Traceback (most recent call last): File "Filepath\WebScrapingMod6.py", line 11, in print(name.get_text('title')) AttributeError: 'NoneType' object has no attribute 'get_text'
import requests
from bs4 import BeautifulSoup
url = "https://en.wikipedia.org/wiki/List_of_Presidents_of_the_United_States"
page = requests.get(url)
soup = BeautifulSoup(page.content, 'html.parser')
tb = soup.find('table', class_='wikitable')
for link in tb.find_all('b'):
name = link.find('a')
print(name.get_text('title'))
CodePudding user response:
I suggest looking up try and except statements!
import requests
from bs4 import BeautifulSoup
try:
url = "https://en.wikipedia.org/wiki/List_of_Presidents_of_the_United_States"
page = requests.get(url)
soup = BeautifulSoup(page.content, 'html.parser')
tb = soup.find('table', class_='wikitable')
for link in tb.find_all('b'):
name = link.find('a')
print(name.get_text('title'))
except AttributeError:
print(“End of file.”)
CodePudding user response:
On the page you're scraping, there's a b tag with a value of 'Sources:'. That has no a child tag.

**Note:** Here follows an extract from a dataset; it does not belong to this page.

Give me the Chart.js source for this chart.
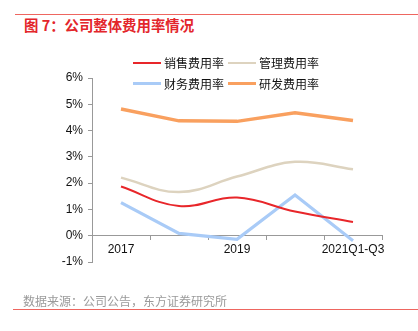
<!DOCTYPE html>
<html>
<head>
<meta charset="utf-8">
<script src="https://cdn.jsdelivr.net/npm/chart.js@4/dist/chart.umd.min.js"></script>
<style>
  html, body { margin: 0; padding: 0; background: #fff; }
  #wrap { position: relative; width: 418px; height: 331px; overflow: hidden; }
  #c { position: absolute; left: 0; top: 0; }
  .rule { position: absolute; height: 1px; background: #ee6660; }
  #title { position: absolute; left: 24px; top: 15px; height: 20px; line-height: 20px;
    font-family: "Noto Sans CJK SC", sans-serif; font-weight: bold; font-size: 14.4px; color: #e3262b; white-space: nowrap; }
  #source { position: absolute; left: 23px; top: 292px; height: 18px; line-height: 18px;
    font-family: "Noto Sans CJK SC", sans-serif; font-size: 12px; color: #9a9a9a; white-space: nowrap; }
  #legend { position: absolute; left: 133px; top: 52px; display: grid;
    grid-template-columns: 95px 95px; grid-auto-rows: 21px;
    font-family: "Noto Sans CJK SC", sans-serif; font-size: 12px; color: #111; }
  .li { display: flex; align-items: center; white-space: nowrap; }
  .sw { display: inline-block; width: 28px; margin-right: 3px; }
</style>
</head>
<body>
<div id="wrap">
  <div class="rule" style="left:15px; top:14px; width:403px;"></div>
  <div id="title">图 7：公司整体费用率情况</div>
  <canvas id="c" width="418" height="331"></canvas>
  <div id="legend"></div>
  <div id="source">数据来源：公司公告，东方证券研究所</div>
  <div class="rule" style="left:13px; top:309px; width:405px;"></div>
</div>
<script>
const categories = ["2017", "2018", "2019", "2020", "2021Q1-Q3"];
const seriesNames = ["销售费用率", "管理费用率", "财务费用率", "研发费用率"];
const salesRate = [1.87, 1.13, 1.45, 0.92, 0.52];
const adminRate = [2.21, 1.66, 2.25, 2.81, 2.53];
const financeRate = [1.26, 0.09, -0.14, 1.55, -0.19];
const rdRate = [4.82, 4.37, 4.35, 4.68, 4.38];
const yTicks = [-1, 0, 1, 2, 3, 4, 5, 6];

const colors = ["#e8262a", "#ddd3bf", "#a9cbf7", "#f9a05f"];
const widths = [2, 2.5, 3.2, 3.5];
const tensions = [0.4, 0.4, 0, 0];
const values = [salesRate, adminRate, financeRate, rdRate];

Chart.defaults.font.family = "'Liberation Sans', Arial, sans-serif";
Chart.defaults.font.size = 12;
Chart.defaults.color = "#111";

const chart = new Chart(document.getElementById("c"), {
  type: "line",
  data: {
    labels: categories,
    datasets: seriesNames.map((n, i) => ({
      label: n,
      data: values[i],
      borderColor: colors[i],
      backgroundColor: colors[i],
      borderWidth: widths[i],
      tension: tensions[i],
      pointRadius: 0,
      fill: false
    }))
  },
  options: {
    responsive: false,
    animation: false,
    layout: { padding: { top: 78, right: 36, bottom: 69, left: 0 } },
    plugins: { legend: { display: false }, tooltip: { enabled: false } },
    scales: {
      x: {
        position: { y: 0 },
        offset: true,
        grid: { offset: true, drawOnChartArea: false, tickLength: 4, color: "#999" },
        border: { color: "#999" },
        ticks: {
          autoSkip: false, maxRotation: 0, padding: 3,
          callback: (v, i) => (i % 2 === 0 ? categories[i] : "")
        }
      },
      y: {
        min: yTicks[0], max: yTicks[yTicks.length - 1],
        afterFit: s => { s.width = 92; },
        afterBuildTicks: s => { s.ticks = yTicks.map(v => ({ value: v })); },
        grid: { drawOnChartArea: false, tickLength: 4, color: "#999" },
        border: { color: "#999" },
        ticks: { padding: 5, callback: v => v + "%" }
      }
    }
  }
});

const legend = document.getElementById("legend");
chart.data.datasets.forEach(ds => {
  const item = document.createElement("div");
  item.className = "li";
  const sw = document.createElement("span");
  sw.className = "sw";
  sw.style.borderTop = ds.borderWidth + "px solid " + ds.borderColor;
  const t = document.createElement("span");
  t.textContent = ds.label;
  item.appendChild(sw);
  item.appendChild(t);
  legend.appendChild(item);
});
</script>
</body>
</html>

You are not accounting for that situation in your code.
I suggest:
import requests
from bs4 import BeautifulSoup as BS
(r := requests.get('https://en.wikipedia.org/wiki/List_of_presidents_of_the_United_States')).raise_for_status()
soup = BS(r.text, 'lxml')
for b in soup.find('table', class_='wikitable sortable').find_all('b'):
if (ba := b('a')):
print(ba[0].text)